● WHAT THE TASK ASKS: Exclude the pictures and return every line exactly as written.

● SOURCE EXCERPT:
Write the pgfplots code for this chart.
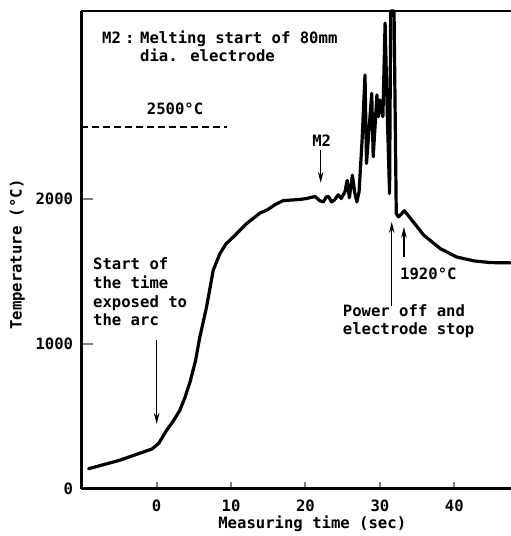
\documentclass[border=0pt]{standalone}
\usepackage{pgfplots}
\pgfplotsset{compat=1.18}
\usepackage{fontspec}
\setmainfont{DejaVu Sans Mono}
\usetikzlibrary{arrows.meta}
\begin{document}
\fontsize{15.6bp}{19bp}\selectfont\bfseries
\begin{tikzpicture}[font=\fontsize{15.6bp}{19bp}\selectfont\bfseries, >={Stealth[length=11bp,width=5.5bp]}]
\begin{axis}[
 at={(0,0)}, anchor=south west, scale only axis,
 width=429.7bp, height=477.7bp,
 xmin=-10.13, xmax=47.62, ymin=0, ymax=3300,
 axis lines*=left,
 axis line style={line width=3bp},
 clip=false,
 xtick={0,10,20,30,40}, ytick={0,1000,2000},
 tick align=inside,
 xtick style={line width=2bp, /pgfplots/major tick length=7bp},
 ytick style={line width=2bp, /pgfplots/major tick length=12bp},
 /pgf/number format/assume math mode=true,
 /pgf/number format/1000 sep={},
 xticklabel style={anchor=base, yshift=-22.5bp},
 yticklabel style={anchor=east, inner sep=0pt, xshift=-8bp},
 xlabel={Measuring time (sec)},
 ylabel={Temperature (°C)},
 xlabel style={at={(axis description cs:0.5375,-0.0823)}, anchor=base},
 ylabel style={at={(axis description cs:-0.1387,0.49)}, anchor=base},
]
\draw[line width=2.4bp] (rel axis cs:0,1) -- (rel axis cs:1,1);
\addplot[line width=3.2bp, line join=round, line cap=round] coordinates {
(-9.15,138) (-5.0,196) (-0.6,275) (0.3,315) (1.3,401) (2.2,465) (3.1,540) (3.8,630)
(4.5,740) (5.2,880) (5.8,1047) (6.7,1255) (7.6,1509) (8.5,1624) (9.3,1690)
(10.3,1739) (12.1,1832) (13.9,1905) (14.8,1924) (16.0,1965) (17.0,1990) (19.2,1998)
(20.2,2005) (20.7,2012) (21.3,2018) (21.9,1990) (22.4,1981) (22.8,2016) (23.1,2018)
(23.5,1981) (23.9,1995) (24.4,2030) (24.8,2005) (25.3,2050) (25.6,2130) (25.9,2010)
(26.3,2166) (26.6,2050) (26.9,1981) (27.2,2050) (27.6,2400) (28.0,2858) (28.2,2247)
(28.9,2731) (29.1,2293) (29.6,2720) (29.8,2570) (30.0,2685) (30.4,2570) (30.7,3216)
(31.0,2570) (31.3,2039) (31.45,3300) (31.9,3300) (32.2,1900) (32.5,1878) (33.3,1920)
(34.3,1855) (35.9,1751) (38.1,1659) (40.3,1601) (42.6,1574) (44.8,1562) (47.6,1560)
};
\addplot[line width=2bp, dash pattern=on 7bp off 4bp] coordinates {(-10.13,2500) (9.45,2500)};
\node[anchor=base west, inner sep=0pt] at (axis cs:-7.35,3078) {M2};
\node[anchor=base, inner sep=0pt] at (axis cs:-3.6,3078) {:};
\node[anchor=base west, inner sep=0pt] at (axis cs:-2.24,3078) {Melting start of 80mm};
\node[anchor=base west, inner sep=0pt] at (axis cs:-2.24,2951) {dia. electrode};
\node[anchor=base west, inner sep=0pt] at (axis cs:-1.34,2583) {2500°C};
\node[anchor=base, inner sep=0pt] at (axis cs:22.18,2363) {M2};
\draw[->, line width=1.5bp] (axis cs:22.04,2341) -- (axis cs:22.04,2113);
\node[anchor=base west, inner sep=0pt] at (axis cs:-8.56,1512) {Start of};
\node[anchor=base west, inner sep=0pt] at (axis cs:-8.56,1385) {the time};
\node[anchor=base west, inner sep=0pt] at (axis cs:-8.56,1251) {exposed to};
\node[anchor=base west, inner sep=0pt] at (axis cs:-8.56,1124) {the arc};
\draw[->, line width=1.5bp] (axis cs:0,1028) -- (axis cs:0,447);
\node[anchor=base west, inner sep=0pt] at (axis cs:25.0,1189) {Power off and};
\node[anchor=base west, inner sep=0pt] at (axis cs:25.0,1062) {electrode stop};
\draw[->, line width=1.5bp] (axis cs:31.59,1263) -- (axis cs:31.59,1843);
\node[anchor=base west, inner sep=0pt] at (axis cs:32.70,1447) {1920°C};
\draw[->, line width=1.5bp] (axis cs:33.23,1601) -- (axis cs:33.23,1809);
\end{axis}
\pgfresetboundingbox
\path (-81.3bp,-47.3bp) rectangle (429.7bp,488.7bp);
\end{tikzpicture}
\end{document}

● SOLUTION TO THE PROBLEM:
Write the pgfplots code for this chart.
\documentclass[border=0pt]{standalone}
\usepackage{pgfplots}
\pgfplotsset{compat=1.18}
\usepackage{fontspec}
\setmainfont{DejaVu Sans Mono}
\usetikzlibrary{arrows.meta}
\begin{document}
\fontsize{15.6bp}{19bp}\selectfont\bfseries
\begin{tikzpicture}[font=\fontsize{15.6bp}{19bp}\selectfont\bfseries, >={Stealth[length=11bp,width=5.5bp]}]
\begin{axis}[
 at={(0,0)}, anchor=south west, scale only axis,
 width=429.7bp, height=477.7bp,
 xmin=-10.13, xmax=47.62, ymin=0, ymax=3300,
 axis lines*=left,
 axis line style={line width=3bp},
 clip=false,
 xtick={0,10,20,30,40}, ytick={0,1000,2000},
 tick align=inside,
 xtick style={line width=2bp, /pgfplots/major tick length=7bp},
 ytick style={line width=2bp, /pgfplots/major tick length=12bp},
 /pgf/number format/assume math mode=true,
 /pgf/number format/1000 sep={},
 xticklabel style={anchor=base, yshift=-22.5bp},
 yticklabel style={anchor=east, inner sep=0pt, xshift=-8bp},
 xlabel={Measuring time (sec)},
 ylabel={Temperature (°C)},
 xlabel style={at={(axis description cs:0.5375,-0.0823)}, anchor=base},
 ylabel style={at={(axis description cs:-0.1387,0.49)}, anchor=base},
]
\draw[line width=2.4bp] (rel axis cs:0,1) -- (rel axis cs:1,1);
\addplot[line width=3.2bp, line join=round, line cap=round] coordinates {
(-9.15,138) (-5.0,196) (-0.6,275) (0.3,315) (1.3,401) (2.2,465) (3.1,540) (3.8,630)
(4.5,740) (5.2,880) (5.8,1047) (6.7,1255) (7.6,1509) (8.5,1624) (9.3,1690)
(10.3,1739) (12.1,1832) (13.9,1905) (14.8,1924) (16.0,1965) (17.0,1990) (19.2,1998)
(20.2,2005) (20.7,2012) (21.3,2018) (21.9,1990) (22.4,1981) (22.8,2016) (23.1,2018)
(23.5,1981) (23.9,1995) (24.4,2030) (24.8,2005) (25.3,2050) (25.6,2130) (25.9,2010)
(26.3,2166) (26.6,2050) (26.9,1981) (27.2,2050) (27.6,2400) (28.0,2858) (28.2,2247)
(28.9,2731) (29.1,2293) (29.6,2720) (29.8,2570) (30.0,2685) (30.4,2570) (30.7,3216)
(31.0,2570) (31.3,2039) (31.45,3300) (31.9,3300) (32.2,1900) (32.5,1878) (33.3,1920)
(34.3,1855) (35.9,1751) (38.1,1659) (40.3,1601) (42.6,1574) (44.8,1562) (47.6,1560)
};
\addplot[line width=2bp, dash pattern=on 7bp off 4bp] coordinates {(-10.13,2500) (9.45,2500)};
\node[anchor=base west, inner sep=0pt] at (axis cs:-7.35,3078) {M2};
\node[anchor=base, inner sep=0pt] at (axis cs:-3.6,3078) {:};
\node[anchor=base west, inner sep=0pt] at (axis cs:-2.24,3078) {Melting start of 80mm};
\node[anchor=base west, inner sep=0pt] at (axis cs:-2.24,2951) {dia. electrode};
\node[anchor=base west, inner sep=0pt] at (axis cs:-1.34,2583) {2500°C};
\node[anchor=base, inner sep=0pt] at (axis cs:22.18,2363) {M2};
\draw[->, line width=1.5bp] (axis cs:22.04,2341) -- (axis cs:22.04,2113);
\node[anchor=base west, inner sep=0pt] at (axis cs:-8.56,1512) {Start of};
\node[anchor=base west, inner sep=0pt] at (axis cs:-8.56,1385) {the time};
\node[anchor=base west, inner sep=0pt] at (axis cs:-8.56,1251) {exposed to};
\node[anchor=base west, inner sep=0pt] at (axis cs:-8.56,1124) {the arc};
\draw[->, line width=1.5bp] (axis cs:0,1028) -- (axis cs:0,447);
\node[anchor=base west, inner sep=0pt] at (axis cs:25.0,1189) {Power off and};
\node[anchor=base west, inner sep=0pt] at (axis cs:25.0,1062) {electrode stop};
\draw[->, line width=1.5bp] (axis cs:31.59,1263) -- (axis cs:31.59,1843);
\node[anchor=base west, inner sep=0pt] at (axis cs:32.70,1447) {1920°C};
\draw[->, line width=1.5bp] (axis cs:33.23,1601) -- (axis cs:33.23,1809);
\end{axis}
\pgfresetboundingbox
\path (-81.3bp,-47.3bp) rectangle (429.7bp,488.7bp);
\end{tikzpicture}
\end{document}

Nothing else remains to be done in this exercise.